- _Exercise description_
Reproduce exactly the run of lines from the one containing "Write the Apache ECharts code for this chart." through the one containing "var font = 'Liberation". Pictures do not belong in the copy.

- _Entries supplied_
## begin
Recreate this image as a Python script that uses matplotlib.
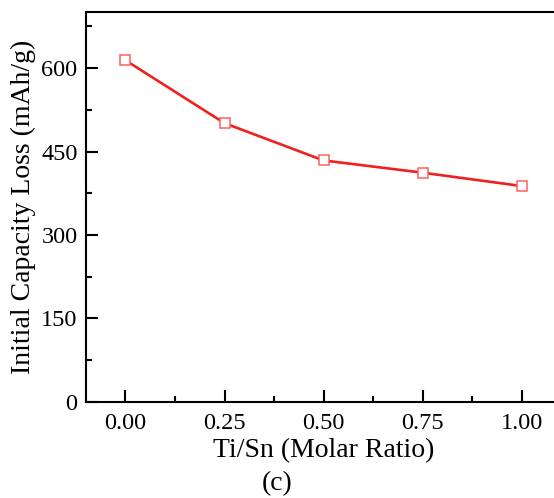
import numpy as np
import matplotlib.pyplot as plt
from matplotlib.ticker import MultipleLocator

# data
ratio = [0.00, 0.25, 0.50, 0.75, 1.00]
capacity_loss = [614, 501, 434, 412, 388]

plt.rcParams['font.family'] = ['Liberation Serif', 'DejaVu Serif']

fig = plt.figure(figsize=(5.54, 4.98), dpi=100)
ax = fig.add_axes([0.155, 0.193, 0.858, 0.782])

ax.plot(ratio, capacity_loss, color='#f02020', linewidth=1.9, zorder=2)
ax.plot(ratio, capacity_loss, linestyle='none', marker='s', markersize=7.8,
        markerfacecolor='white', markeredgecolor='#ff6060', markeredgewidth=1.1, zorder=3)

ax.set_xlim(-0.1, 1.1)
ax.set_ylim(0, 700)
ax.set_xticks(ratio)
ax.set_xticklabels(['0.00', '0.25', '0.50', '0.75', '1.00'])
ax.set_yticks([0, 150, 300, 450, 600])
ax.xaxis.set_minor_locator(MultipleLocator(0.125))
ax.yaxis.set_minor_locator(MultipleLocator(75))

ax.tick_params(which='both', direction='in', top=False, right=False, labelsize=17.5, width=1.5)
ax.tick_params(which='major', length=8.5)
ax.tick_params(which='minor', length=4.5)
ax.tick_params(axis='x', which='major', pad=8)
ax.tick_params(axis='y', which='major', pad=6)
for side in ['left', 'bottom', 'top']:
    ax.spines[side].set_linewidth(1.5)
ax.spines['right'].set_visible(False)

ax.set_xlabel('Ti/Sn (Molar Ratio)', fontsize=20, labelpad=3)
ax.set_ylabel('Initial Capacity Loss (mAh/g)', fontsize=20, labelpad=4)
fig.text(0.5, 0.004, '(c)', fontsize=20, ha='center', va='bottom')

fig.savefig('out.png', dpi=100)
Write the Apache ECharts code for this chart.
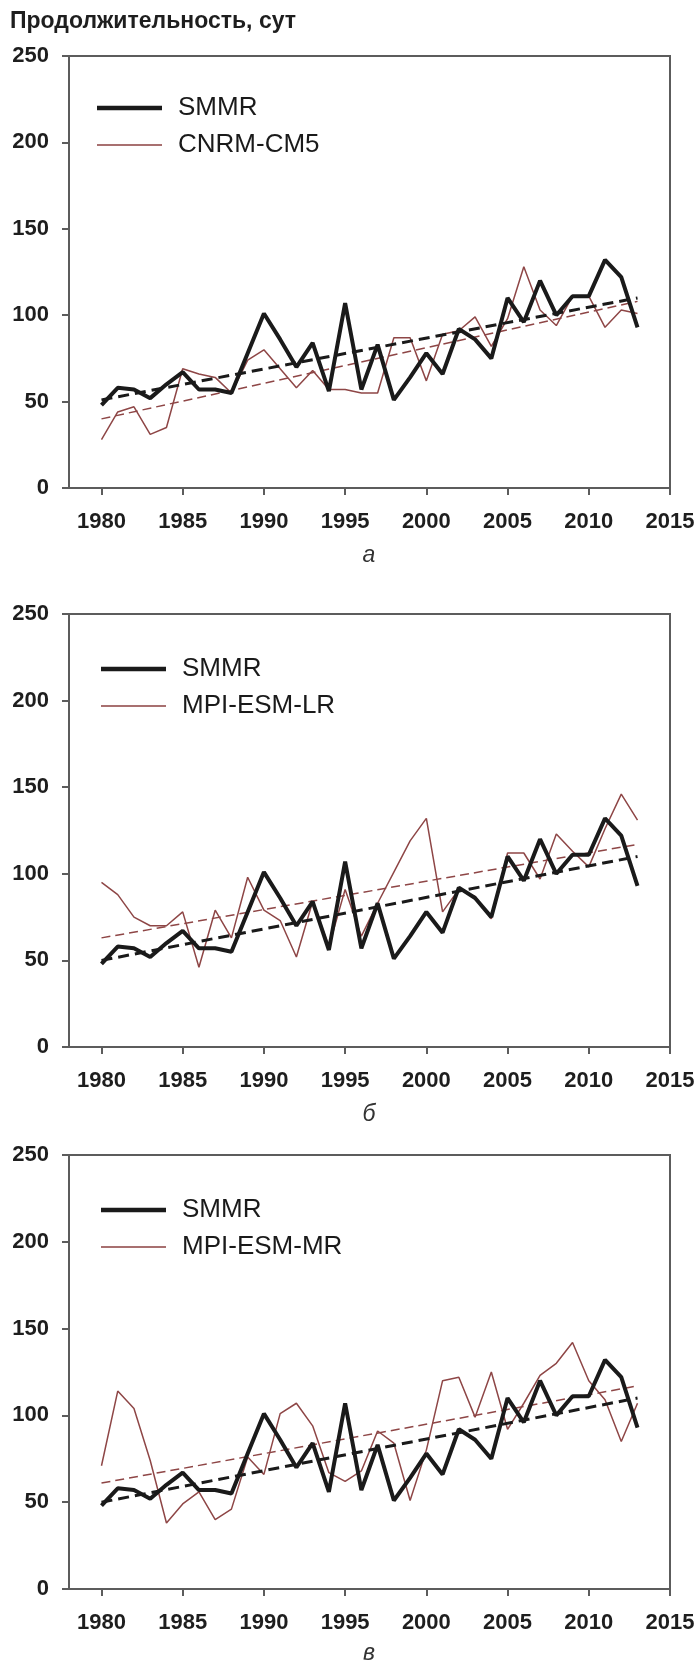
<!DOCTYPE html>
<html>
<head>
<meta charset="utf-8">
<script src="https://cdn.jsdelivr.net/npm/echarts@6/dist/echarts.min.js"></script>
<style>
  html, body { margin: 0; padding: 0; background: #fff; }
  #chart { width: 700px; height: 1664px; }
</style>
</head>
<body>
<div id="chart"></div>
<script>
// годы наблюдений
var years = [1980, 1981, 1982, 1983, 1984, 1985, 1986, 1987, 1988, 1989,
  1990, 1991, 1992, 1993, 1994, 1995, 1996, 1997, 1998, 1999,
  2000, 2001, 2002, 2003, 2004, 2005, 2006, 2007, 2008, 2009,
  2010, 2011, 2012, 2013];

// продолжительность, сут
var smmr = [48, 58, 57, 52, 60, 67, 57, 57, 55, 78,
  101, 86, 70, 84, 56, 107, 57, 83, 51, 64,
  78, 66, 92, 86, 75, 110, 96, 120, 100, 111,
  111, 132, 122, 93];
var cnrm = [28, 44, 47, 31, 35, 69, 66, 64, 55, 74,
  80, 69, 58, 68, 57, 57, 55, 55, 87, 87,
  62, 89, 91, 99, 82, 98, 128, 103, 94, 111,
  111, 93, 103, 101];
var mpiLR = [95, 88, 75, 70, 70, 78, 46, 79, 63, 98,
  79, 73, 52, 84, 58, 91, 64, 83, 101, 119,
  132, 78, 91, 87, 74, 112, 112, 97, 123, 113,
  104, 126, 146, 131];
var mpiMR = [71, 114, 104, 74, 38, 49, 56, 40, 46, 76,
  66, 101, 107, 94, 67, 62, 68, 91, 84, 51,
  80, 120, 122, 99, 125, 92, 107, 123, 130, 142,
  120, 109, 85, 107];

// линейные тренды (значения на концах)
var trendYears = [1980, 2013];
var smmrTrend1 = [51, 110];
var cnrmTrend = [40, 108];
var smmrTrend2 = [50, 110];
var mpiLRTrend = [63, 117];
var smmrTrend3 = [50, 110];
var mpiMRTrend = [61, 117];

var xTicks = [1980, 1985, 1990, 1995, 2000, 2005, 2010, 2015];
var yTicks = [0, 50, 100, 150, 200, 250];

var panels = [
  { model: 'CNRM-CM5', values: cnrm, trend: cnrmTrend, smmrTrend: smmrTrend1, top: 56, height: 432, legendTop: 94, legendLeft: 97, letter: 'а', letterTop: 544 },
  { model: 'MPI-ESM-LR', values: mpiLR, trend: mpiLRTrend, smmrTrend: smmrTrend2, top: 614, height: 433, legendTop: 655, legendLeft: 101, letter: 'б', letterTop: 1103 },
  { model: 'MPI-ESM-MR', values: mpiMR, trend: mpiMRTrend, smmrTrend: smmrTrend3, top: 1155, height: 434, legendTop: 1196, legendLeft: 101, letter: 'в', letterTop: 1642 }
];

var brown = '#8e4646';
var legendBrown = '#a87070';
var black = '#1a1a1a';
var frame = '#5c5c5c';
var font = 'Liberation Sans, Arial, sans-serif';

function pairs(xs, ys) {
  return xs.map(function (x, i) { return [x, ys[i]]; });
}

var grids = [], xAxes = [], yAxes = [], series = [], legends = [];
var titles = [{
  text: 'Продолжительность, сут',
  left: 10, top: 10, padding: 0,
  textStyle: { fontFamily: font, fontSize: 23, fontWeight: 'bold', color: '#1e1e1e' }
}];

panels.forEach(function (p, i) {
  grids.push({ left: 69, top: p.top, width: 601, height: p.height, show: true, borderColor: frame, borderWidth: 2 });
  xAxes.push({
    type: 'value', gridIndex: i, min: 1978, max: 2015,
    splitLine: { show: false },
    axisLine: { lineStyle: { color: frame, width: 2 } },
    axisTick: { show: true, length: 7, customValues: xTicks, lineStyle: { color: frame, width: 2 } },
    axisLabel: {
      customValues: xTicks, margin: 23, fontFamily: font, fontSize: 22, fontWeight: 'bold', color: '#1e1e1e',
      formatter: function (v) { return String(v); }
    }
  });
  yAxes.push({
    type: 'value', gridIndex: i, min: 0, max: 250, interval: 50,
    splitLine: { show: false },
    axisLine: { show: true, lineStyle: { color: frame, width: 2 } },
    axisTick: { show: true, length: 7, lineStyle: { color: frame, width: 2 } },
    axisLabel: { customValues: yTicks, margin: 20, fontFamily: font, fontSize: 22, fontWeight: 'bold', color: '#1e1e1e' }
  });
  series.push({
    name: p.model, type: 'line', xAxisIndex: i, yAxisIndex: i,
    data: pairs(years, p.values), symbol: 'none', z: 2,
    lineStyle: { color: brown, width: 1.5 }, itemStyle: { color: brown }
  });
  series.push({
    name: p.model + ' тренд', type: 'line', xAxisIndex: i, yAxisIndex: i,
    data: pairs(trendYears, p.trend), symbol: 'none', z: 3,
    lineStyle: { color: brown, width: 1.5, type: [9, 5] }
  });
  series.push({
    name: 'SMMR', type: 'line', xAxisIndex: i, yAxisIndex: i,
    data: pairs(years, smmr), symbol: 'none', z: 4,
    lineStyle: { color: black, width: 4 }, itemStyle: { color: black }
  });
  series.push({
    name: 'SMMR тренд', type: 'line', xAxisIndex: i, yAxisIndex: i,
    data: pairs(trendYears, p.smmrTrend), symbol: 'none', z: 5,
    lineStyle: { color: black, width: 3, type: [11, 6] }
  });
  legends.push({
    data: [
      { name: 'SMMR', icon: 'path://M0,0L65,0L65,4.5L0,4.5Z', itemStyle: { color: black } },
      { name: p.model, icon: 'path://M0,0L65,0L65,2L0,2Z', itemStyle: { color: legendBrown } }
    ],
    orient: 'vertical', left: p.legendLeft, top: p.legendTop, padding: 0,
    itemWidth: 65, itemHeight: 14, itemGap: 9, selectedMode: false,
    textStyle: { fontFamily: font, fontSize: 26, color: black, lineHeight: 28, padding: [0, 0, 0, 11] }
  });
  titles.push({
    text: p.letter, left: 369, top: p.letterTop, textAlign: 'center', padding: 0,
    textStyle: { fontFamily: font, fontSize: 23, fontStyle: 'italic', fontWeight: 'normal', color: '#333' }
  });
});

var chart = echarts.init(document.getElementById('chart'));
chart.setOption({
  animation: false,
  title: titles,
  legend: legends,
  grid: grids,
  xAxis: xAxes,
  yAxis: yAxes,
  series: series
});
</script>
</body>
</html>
## end
- _Answer to this task_
Write the Apache ECharts code for this chart.
<!DOCTYPE html>
<html>
<head>
<meta charset="utf-8">
<script src="https://cdn.jsdelivr.net/npm/echarts@6/dist/echarts.min.js"></script>
<style>
  html, body { margin: 0; padding: 0; background: #fff; }
  #chart { width: 700px; height: 1664px; }
</style>
</head>
<body>
<div id="chart"></div>
<script>
// годы наблюдений
var years = [1980, 1981, 1982, 1983, 1984, 1985, 1986, 1987, 1988, 1989,
  1990, 1991, 1992, 1993, 1994, 1995, 1996, 1997, 1998, 1999,
  2000, 2001, 2002, 2003, 2004, 2005, 2006, 2007, 2008, 2009,
  2010, 2011, 2012, 2013];

// продолжительность, сут
var smmr = [48, 58, 57, 52, 60, 67, 57, 57, 55, 78,
  101, 86, 70, 84, 56, 107, 57, 83, 51, 64,
  78, 66, 92, 86, 75, 110, 96, 120, 100, 111,
  111, 132, 122, 93];
var cnrm = [28, 44, 47, 31, 35, 69, 66, 64, 55, 74,
  80, 69, 58, 68, 57, 57, 55, 55, 87, 87,
  62, 89, 91, 99, 82, 98, 128, 103, 94, 111,
  111, 93, 103, 101];
var mpiLR = [95, 88, 75, 70, 70, 78, 46, 79, 63, 98,
  79, 73, 52, 84, 58, 91, 64, 83, 101, 119,
  132, 78, 91, 87, 74, 112, 112, 97, 123, 113,
  104, 126, 146, 131];
var mpiMR = [71, 114, 104, 74, 38, 49, 56, 40, 46, 76,
  66, 101, 107, 94, 67, 62, 68, 91, 84, 51,
  80, 120, 122, 99, 125, 92, 107, 123, 130, 142,
  120, 109, 85, 107];

// линейные тренды (значения на концах)
var trendYears = [1980, 2013];
var smmrTrend1 = [51, 110];
var cnrmTrend = [40, 108];
var smmrTrend2 = [50, 110];
var mpiLRTrend = [63, 117];
var smmrTrend3 = [50, 110];
var mpiMRTrend = [61, 117];

var xTicks = [1980, 1985, 1990, 1995, 2000, 2005, 2010, 2015];
var yTicks = [0, 50, 100, 150, 200, 250];

var panels = [
  { model: 'CNRM-CM5', values: cnrm, trend: cnrmTrend, smmrTrend: smmrTrend1, top: 56, height: 432, legendTop: 94, legendLeft: 97, letter: 'а', letterTop: 544 },
  { model: 'MPI-ESM-LR', values: mpiLR, trend: mpiLRTrend, smmrTrend: smmrTrend2, top: 614, height: 433, legendTop: 655, legendLeft: 101, letter: 'б', letterTop: 1103 },
  { model: 'MPI-ESM-MR', values: mpiMR, trend: mpiMRTrend, smmrTrend: smmrTrend3, top: 1155, height: 434, legendTop: 1196, legendLeft: 101, letter: 'в', letterTop: 1642 }
];

var brown = '#8e4646';
var legendBrown = '#a87070';
var black = '#1a1a1a';
var frame = '#5c5c5c';
var font = 'Liberation Sans, Arial, sans-serif';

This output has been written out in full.